Appeals by the losing side are fairly common in detained unrepresented cases. When both sides have attorneys, I just say a few words reminding them about how strictly the BIA enforces filing deadlines.
But, when an unrepresented respondent is involved, I have to give a short “how to seminar” in the art of filing an appeal with a fee waiver in a timely manner. Occasionally, the detention center doesn’t even have the correct appeal and waiver forms available, so I have to note that “officer promised to serve forms” while attaching an “insurance copy” to my “minute order” (which itself might not actually get to the detained respondent until weeks after the hearing — halfway through the 30 day appeal period).
Also, Bruce accurately points out that if the respondent finally is able to find a pro bono lawyer during the appeal process, the chances of a remand for further development of the record before the Immigration Judge are significant.
Although claiming to be supportive of the role of pro bono counsel in Immigration Court, and providing some support to some programs, overall the U.S. Immigration Court is “user unfriendly” to the pro bono community. In all Administrations, artificial political prioritization of cases driven by the Department of Justice and decisions to “kowtow” to DHS enforcement by placing so-called “courts”‘ within out of the way detention centers (rather than insisting, as true independent court system would, that detention centers be located in the vicinity of already established courts, where there is an established immigration bar and family support is often available) actively undermine both access to, and effective participation by, pro bono attorneys.
It’s sad but clear that the current Administration has “no time” for due process for migrants.
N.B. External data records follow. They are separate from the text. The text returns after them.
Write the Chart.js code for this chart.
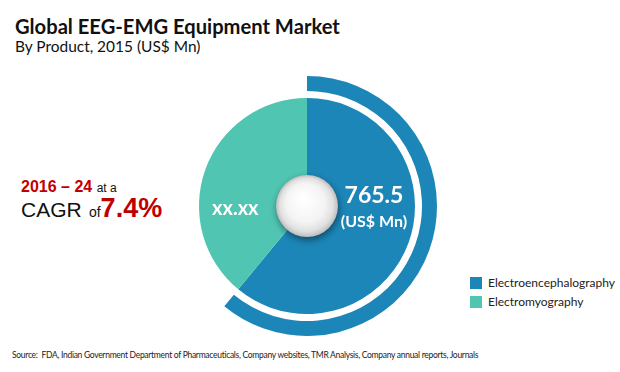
<!DOCTYPE html>
<html><head><meta charset="utf-8">
<script src="https://cdn.jsdelivr.net/npm/chart.js@4.4.0/dist/chart.umd.min.js"></script>
<style>
html,body{margin:0;padding:0;background:#fff;width:620px;height:372px;overflow:hidden;position:relative;font-family:Lato,"Open Sans",sans-serif;}
.abs{position:absolute;white-space:nowrap;}
#title{left:15px;top:13px;font-size:21px;line-height:1.2;font-weight:bold;color:#111;transform:scaleX(0.96);transform-origin:0 0;}
#sub{left:15px;top:36px;font-size:16px;line-height:1.2;color:#111;transform:scaleX(0.965);transform-origin:0 0;}
#cagr1{left:21px;top:178px;font-size:16px;font-family:Arial,"Liberation Sans",sans-serif;}
#cagr2{left:21px;top:193px;font-size:26px;line-height:30px;font-family:Arial,"Liberation Sans",sans-serif;}
.red{color:#c00000;font-weight:bold;}
#chartBox{position:absolute;left:177px;top:76px;width:260px;height:260px;}
#val1{left:343px;top:180px;font-size:23px;font-weight:bold;color:#fff;width:62px;text-align:center;}
#unit1{left:338px;top:211px;font-size:16px;font-weight:bold;color:#fff;width:72px;text-align:center;}
#val2{left:212px;top:195px;font-size:20px;line-height:1.2;font-weight:bold;color:#fff;}
#legend{left:470px;top:275px;font-size:12px;color:#222;}
#legend div{height:19px;line-height:15px;display:flex;align-items:flex-start;}
#legend span.box{display:inline-block;width:12px;height:12px;margin-right:6px;margin-top:2px;}
#source{left:12px;top:348px;font-size:10px;color:#222;letter-spacing:-0.35px;transform:scaleX(0.852);transform-origin:0 0;}
</style></head>
<body>
<div id="title" class="abs">Global EEG-EMG Equipment Market</div>
<div id="sub" class="abs">By Product, 2015 (US$ Mn)</div>
<div id="cagr1" class="abs"><span class="red" style="font-size:16px">2016 – 24</span> <span style="font-size:12px;color:#111">at a</span></div>
<div id="cagr2" class="abs"><span style="font-size:21px;color:#111">CAGR</span> <span style="font-size:14px;color:#111">of</span><span class="red" style="font-size:27px">7.4%</span></div>
<div id="chartBox"><canvas id="c" width="260" height="260"></canvas></div>
<div id="val1" class="abs"></div>
<div id="unit1" class="abs">(US$ Mn)</div>
<div id="val2" class="abs"></div>
<div id="legend" class="abs"></div>
<div id="source" class="abs">Source:&nbsp; FDA, Indian Government Department of Pharmaceuticals, Company websites, TMR Analysis, Company annual reports, Journals</div>
<script>
const categories = ["Electroencephalography", "Electromyography"];
const marketValues = [765.5, 490];
const valueLabels = ["765.5", "xx.xx"];
const colors = ["#1c86b8", "#4fc5b2"];

document.getElementById('val1').textContent = valueLabels[0];
document.getElementById('val2').textContent = valueLabels[1];
const leg = document.getElementById('legend');
categories.forEach((c,i)=>{
  const d=document.createElement('div');
  d.innerHTML='<span class="box" style="background:'+colors[i]+'"></span><span>'+c+'</span>';
  leg.appendChild(d);
});

const centerBall = {
  id:'centerBall',
  afterDatasetsDraw(chart){
    const meta = chart.getDatasetMeta(2);
    const arc = meta.data[0];
    const cx = arc.x, cy = arc.y, r = 31;
    const ctx = chart.ctx;
    ctx.save();
    ctx.shadowColor='rgba(0,0,0,0.45)';
    ctx.shadowBlur=7; ctx.shadowOffsetX=1; ctx.shadowOffsetY=3;
    const g = ctx.createRadialGradient(cx-4, cy-8, 2, cx, cy, r);
    g.addColorStop(0,'#ffffff');
    g.addColorStop(0.6,'#f4f4f4');
    g.addColorStop(0.85,'#e0e0e0');
    g.addColorStop(1,'#bdbdbd');
    ctx.beginPath(); ctx.arc(cx,cy,r,0,Math.PI*2); ctx.fillStyle=g; ctx.fill();
    ctx.restore();
  }
};

new Chart(document.getElementById('c'), {
  type:'doughnut',
  data:{
    labels: categories,
    datasets:[
      {data: marketValues, backgroundColor:[colors[0],'rgba(0,0,0,0)'], borderWidth:0, weight:15},
      {data: marketValues, backgroundColor:['rgba(0,0,0,0)','rgba(0,0,0,0)'], borderWidth:0, weight:7},
      {data: marketValues, backgroundColor: colors, borderWidth:0, weight:108}
    ]
  },
  options:{
    responsive:false, animation:false, cutout:0,
    layout:{padding:0},
    events:[],
    plugins:{legend:{display:false}, tooltip:{enabled:false}}
  },
  plugins:[centerBall]
});
</script>
</body></html>
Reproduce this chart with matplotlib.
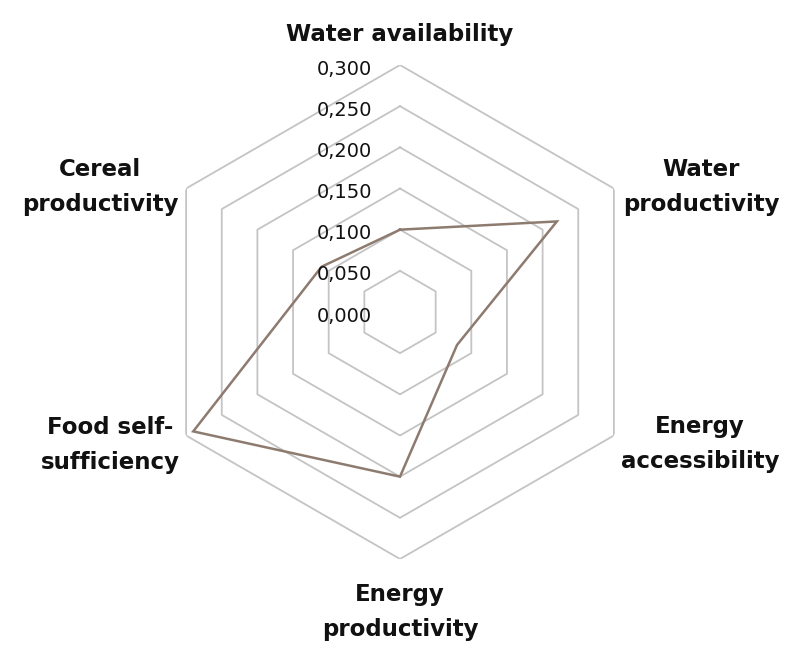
import numpy as np
import matplotlib
matplotlib.use("Agg")
import matplotlib.pyplot as plt

# =========================================================
# DATA
# =========================================================
categories = ["Water availability", "Water\nproductivity", "Energy\naccessibility",
              "Energy\nproductivity", "Food self-\nsufficiency", "Cereal\nproductivity"]
values = [0.100, 0.220, 0.080, 0.200, 0.290, 0.110]
ring_levels = [0.050, 0.100, 0.150, 0.200, 0.250, 0.300]
tick_values = [0.000, 0.050, 0.100, 0.150, 0.200, 0.250, 0.300]
tick_labels = ["0,000", "0,050", "0,100", "0,150", "0,200", "0,250", "0,300"]

# label centres in pixels (x, y from top)
label_pos = [(400, 35), (701, 187), (700, 444), (400, 612), (110, 445), (100, 187)]

plt.rcParams["font.family"] = ["DejaVu Sans"]

W, H = 800, 667
fig = plt.figure(figsize=(W / 100, H / 100), dpi=100)

# centre ~ (400, 312) px, outer radius ~ 247 px
cx, cy, rad = 400, 312, 247
ax = fig.add_axes([(cx - rad) / W, 1 - (cy + rad) / H, 2 * rad / W, 2 * rad / H],
                  projection="polar")
ax.set_theta_offset(np.pi / 2)
ax.set_theta_direction(-1)
ax.set_ylim(0, 0.3)
ax.grid(False)
ax.spines["polar"].set_visible(False)
ax.set_xticks([])
ax.set_yticks([])
ax.patch.set_alpha(0)

n = len(categories)
angles = np.linspace(0, 2 * np.pi, n, endpoint=False)
closed = np.concatenate([angles, angles[:1]])

# hexagonal grid
for r in ring_levels:
    ax.plot(closed, [r] * (n + 1), color="#c4c4c4", lw=1.3, zorder=1)

# series
vals = values + values[:1]
ax.plot(closed, vals, color="#8e7b70", lw=1.8, zorder=3, solid_joinstyle="miter")

# radial tick labels
for v, t in zip(tick_values, tick_labels):
    ax.annotate(t, xy=(0, v), xytext=(-20, -3), textcoords="offset points",
                ha="right", va="center", fontsize=14, color="#111111", zorder=4)

# category labels
for lab, (px, py) in zip(categories, label_pos):
    fig.text(px / W, 1 - py / H, lab, ha="center", va="center", fontsize=16.5,
             fontweight="bold", color="#111111", linespacing=1.65)

plt.savefig("out.png", dpi=100)
plt.close()
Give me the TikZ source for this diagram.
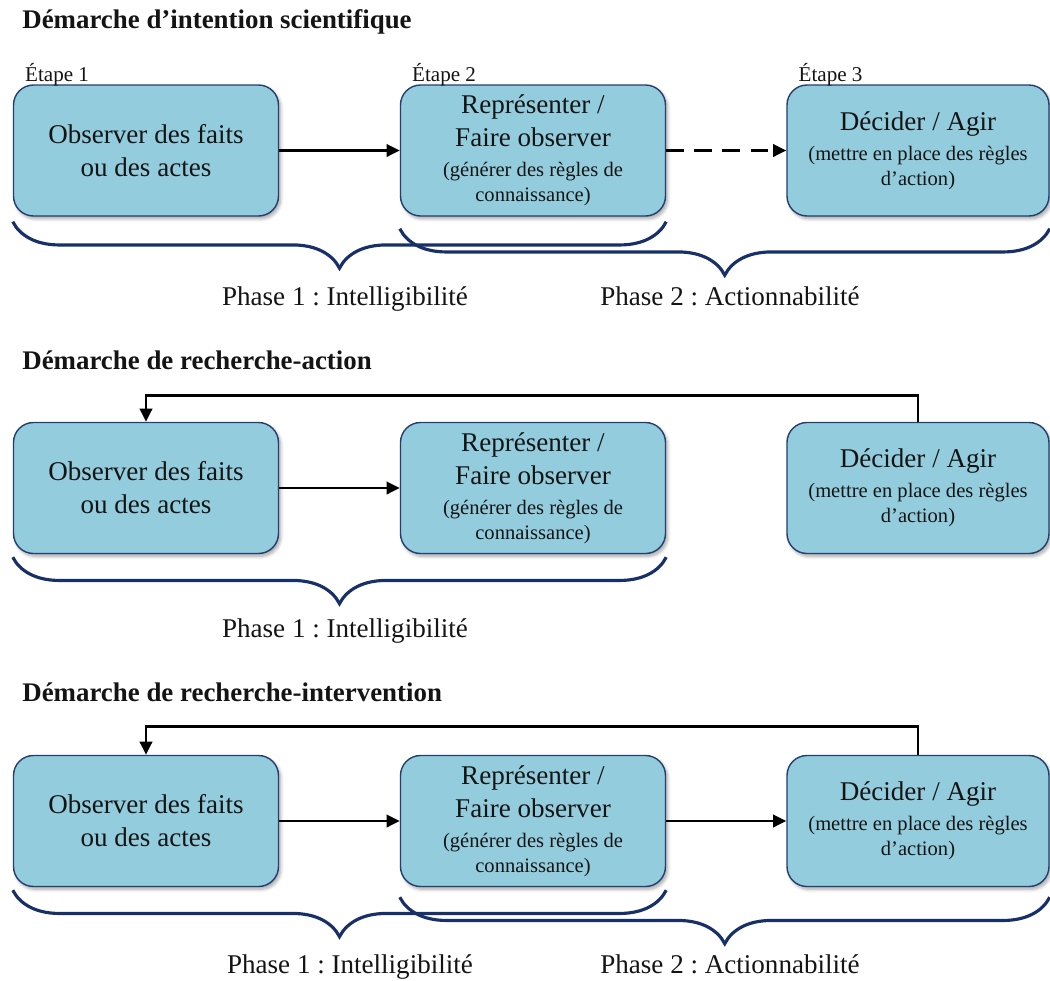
\documentclass[tikz,border=0pt]{standalone}
\usepackage{fontspec}
\setmainfont{Liberation Serif}
\frenchspacing
\usetikzlibrary{
    arrows.meta,
    calc,
    decorations.pathreplacing,
    positioning,
    shadows.blur
}
\definecolor{ink}{RGB}{20,20,20}
\definecolor{boxfill}{RGB}{147,205,221}
\definecolor{boxline}{RGB}{36,62,112}
\definecolor{bracenavy}{RGB}{24,48,104}
\newcommand{\mainsize}{\fontsize{15.4}{18.8}\selectfont}
\newcommand{\subsize}{\fontsize{11.7}{14.2}\selectfont}
\newcommand{\stepsize}{\fontsize{12}{14}\selectfont}
\newcommand{\titlesize}{\fontsize{15.3}{18}\selectfont}
\tikzset{
    pop/.style={
        blur shadow={shadow xshift=1.2pt, shadow yshift=-1.6pt,
            shadow blur steps=6, shadow opacity=35}
    },
    stepbox/.style={
        rectangle,
        rounded corners=0.4cm,
        draw=boxline,
        line width=0.8pt,
        fill=boxfill,
        minimum width=5.3cm,
        minimum height=2.62cm,
        align=center,
        font=\mainsize,
        text=ink,
        pop
    },
    steplabel/.style={
        font=\stepsize,
        text=ink,
        anchor=base west,
        inner sep=0pt
    },
    rowtitle/.style={
        font=\titlesize\bfseries,
        text=ink,
        anchor=west,
        inner sep=0pt
    },
    phaselabel/.style={
        font=\mainsize,
        text=ink,
        anchor=base
    },
    flow/.style={
        ->,
        >={Triangle[length=7.5pt, width=7pt]},
        draw=black,
        line width=1.6pt
    },
    flowdashed/.style={
        flow,
        dash pattern=on 10pt off 6pt
    },
    phasebrace/.style={
        draw=bracenavy,
        line width=1.8pt,
        decorate,
        decoration={brace, mirror, amplitude=0.93cm}
    }
}

\begin{document}
\begin{tikzpicture}
\useasboundingbox (0,0) rectangle (21,-19.62);

% Row titles
\node[rowtitle] (t1) at (0.44,-0.44) {Démarche d’intention scientifique};
\node[rowtitle] (t2) at (0.44,-7.2) {Démarche de recherche-action};
\node[rowtitle] (t3) at (0.44,-13.84) {Démarche de recherche-intervention};

% The three steps, same in every row
\foreach \r/\y in {1/-3.01, 2/-9.76, 3/-16.42} {
    \node[stepbox] (b\r1) at (2.92,\y) {Observer des faits\\ou des actes};
    \node[stepbox] (b\r2) at (10.66,\y)
        {Représenter /\\Faire observer\\[-1.8pt]{\subsize (générer des règles de}\\[-4.6pt]{\subsize connaissance)}};
    \node[stepbox, minimum width=5.24cm] (b\r3) at (18.36,\y)
        {Décider / Agir\\[-1.8pt]{\subsize (mettre en place des règles}\\[-4.6pt]{\subsize d’action)}};
}

% Row 1
\node[steplabel] (e1) at ([xshift=0.24cm, yshift=0.06cm]b11.north west) {Étape 1};
\node[steplabel] (e2) at ([xshift=0.24cm, yshift=0.06cm]b12.north west) {Étape 2};
\node[steplabel] (e3) at ([xshift=0.24cm, yshift=0.06cm]b13.north west) {Étape 3};
\draw[flow] (b11.east) -- (b12.west);
\draw[flowdashed] (b12.east) -- (b13.west);
\draw[phasebrace] ([yshift=-0.1cm]b11.south west) -- ([yshift=-0.1cm]b12.south east);
\draw[phasebrace] ([yshift=-0.24cm]b12.south west) -- ([yshift=-0.24cm]b13.south east);
\node[phaselabel] (p11) at (6.9,-6.1) {Phase 1 : Intelligibilité};
\node[phaselabel] (p12) at (14.6,-6.1) {Phase 2 : Actionnabilité};

% Row 2
\draw[flow] (b21.east) -- (b22.west);
\draw[flow] (b23.north) -- ++(0,0.52) -| (b21.north);
\draw[phasebrace] ([yshift=-0.06cm]b21.south west) -- ([yshift=-0.06cm]b22.south east);
\node[phaselabel] (p21) at (6.9,-12.74) {Phase 1 : Intelligibilité};

% Row 3
\draw[flow] (b31.east) -- (b32.west);
\draw[flow] (b32.east) -- (b33.west);
\draw[flow] (b33.north) -- ++(0,0.56) -| (b31.north);
\draw[phasebrace] ([yshift=-0.06cm]b31.south west) -- ([yshift=-0.06cm]b32.south east);
\draw[phasebrace] ([yshift=-0.2cm]b32.south west) -- ([yshift=-0.2cm]b33.south east);
\node[phaselabel] (p31) at (7.0,-19.46) {Phase 1 : Intelligibilité};
\node[phaselabel] (p32) at (14.6,-19.46) {Phase 2 : Actionnabilité};
\end{tikzpicture}
\end{document}
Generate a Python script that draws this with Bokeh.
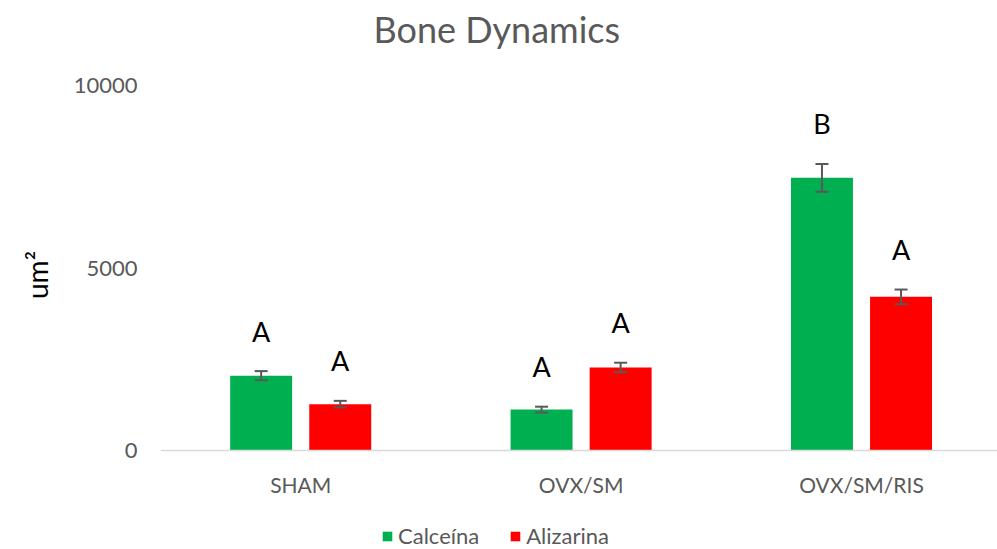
from bokeh.plotting import figure
from bokeh.models import (ColumnDataSource, Range1d, FixedTicker, Whisker, TeeHead,
                          Legend, LegendItem, Label)
from bokeh.core.properties import value
from bokeh.embed import file_html
from bokeh.resources import INLINE

categories = ["SHAM", "OVX/SM", "OVX/SM/RIS"]
series = ["Calceína", "Alizarina"]
calceina = [2050, 1120, 7470]
calceina_err = [125, 80, 380]
alizarina = [1270, 2275, 4210]
alizarina_err = [90, 130, 200]
calceina_letters = ["A", "A", "B"]
alizarina_letters = ["A", "A", "A"]
y_ticks = [0, 5000, 10000]
title_text = "Bone Dynamics"

GREEN = "#00B050"
RED = "#FF0000"
GRAY = "#595959"
FONT = "Lato"

# frame covers the whole canvas height; value axis scale: 365 px per 10000
PX_PER_UNIT = 365 / 10000
FRAME_H = 549
ZERO_PX_FROM_TOP = 450
y_top = ZERO_PX_FROM_TOP / PX_PER_UNIT
y_bot = y_top - FRAME_H / PX_PER_UNIT

p = figure(frame_width=837, frame_height=FRAME_H, output_backend="svg", toolbar_location=None,
           x_range=Range1d(0, 2.985), y_range=Range1d(y_bot, y_top),
           min_border_left=160, min_border_right=0, min_border_top=0,
           min_border_bottom=0)
p.outline_line_color = None
p.xgrid.grid_line_color = None
p.ygrid.grid_line_color = None

centers = [i + 0.5 for i in range(len(categories))]
dodge = 0.141
bw = 0.221

src_c = ColumnDataSource(dict(x=[c - dodge for c in centers], top=calceina,
                              lo=[v - e for v, e in zip(calceina, calceina_err)],
                              hi=[v + e for v, e in zip(calceina, calceina_err)],
                              lab=calceina_letters))
src_a = ColumnDataSource(dict(x=[c + dodge for c in centers], top=alizarina,
                              lo=[v - e for v, e in zip(alizarina, alizarina_err)],
                              hi=[v + e for v, e in zip(alizarina, alizarina_err)],
                              lab=alizarina_letters))

r_c = p.vbar(x="x", top="top", bottom=0, width=bw, source=src_c, fill_color=GREEN, line_color=None)
r_a = p.vbar(x="x", top="top", bottom=0, width=bw, source=src_a, fill_color=RED, line_color=None)

for src in (src_c, src_a):
    w = Whisker(base="x", lower="lo", upper="hi", source=src,
                line_color=GRAY, line_width=2, level="overlay",
                upper_head=TeeHead(size=13, line_color=GRAY, line_width=2),
                lower_head=TeeHead(size=13, line_color=GRAY, line_width=2))
    p.add_layout(w)
    p.text(x="x", y="hi", text="lab", source=src, text_align="center",
           text_baseline="middle", y_offset=-40, text_color="black",
           text_font=value(FONT), text_font_size="27px")

# x axis, fixed at value 0
p.xaxis.fixed_location = 0
p.xaxis.ticker = FixedTicker(ticks=centers)
p.xaxis.major_label_overrides = {c: n for c, n in zip(centers, categories)}
p.xaxis.axis_line_color = "#D9D9D9"
p.xaxis.axis_line_width = 1.5
p.xaxis.major_tick_line_color = None
p.xaxis.minor_tick_line_color = None
p.xaxis.major_label_text_color = GRAY
p.xaxis.major_label_text_font = FONT
p.xaxis.major_label_text_font_size = "21px"
p.xaxis.major_label_standoff = 15

# y axis
p.yaxis.ticker = FixedTicker(ticks=y_ticks)
p.yaxis.axis_line_color = None
p.yaxis.major_tick_line_color = None
p.yaxis.minor_tick_line_color = None
p.yaxis.major_label_text_color = GRAY
p.yaxis.major_label_text_font = FONT
p.yaxis.major_label_text_font_size = "22px"
p.yaxis.major_label_standoff = 17
p.yaxis.axis_label = "um²"
p.yaxis.axis_label_text_font = FONT
p.yaxis.axis_label_text_font_style = "normal"
p.yaxis.axis_label_text_font_size = "28px"
p.yaxis.axis_label_text_color = "black"
p.yaxis.axis_label_standoff = 17

# title (screen units relative to the frame's bottom-left)
p.add_layout(Label(x=213, y=FRAME_H - 28, x_units="screen", y_units="screen",
                   text=title_text, text_font=FONT, text_font_size="36px",
                   text_color=GRAY, text_baseline="middle", text_align="left"))

legend = Legend(items=[LegendItem(label=series[0], renderers=[r_c]),
                       LegendItem(label=series[1], renderers=[r_a])],
                orientation="horizontal", location=(221, 0),
                label_text_font=FONT, label_text_font_size="22px",
                label_text_color=GRAY, glyph_width=12, glyph_height=12,
                spacing=30, border_line_color=None, background_fill_alpha=0,
                label_standoff=5, padding=0, margin=0)
p.add_layout(legend, "center")

open("out.html", "w").write(file_html(p, INLINE))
They appear to have every intention of taking an already out of control, user unfriendly court system and making it even worse.
Only the Article IIII Courts stand between this Administration and their apparent goal of a “deportation express” with “no station stops” for due process. And, the only way that vulnerable migrants are going to be able to get into, and draw the attention of, the Article III Courts is by being well-represented by attorneys every step of the way.
That’s why it is critically important for Los Angeles and other cities who value their immigrant communities to heed Bruce’s call for the establishment of pro bono programs. Otherwise, the due process travesty being planned by this Administration will go forward unabated and become an indelible stain on American legal, political, and Constitutional history.
Other than that, I have no strong views on the subject.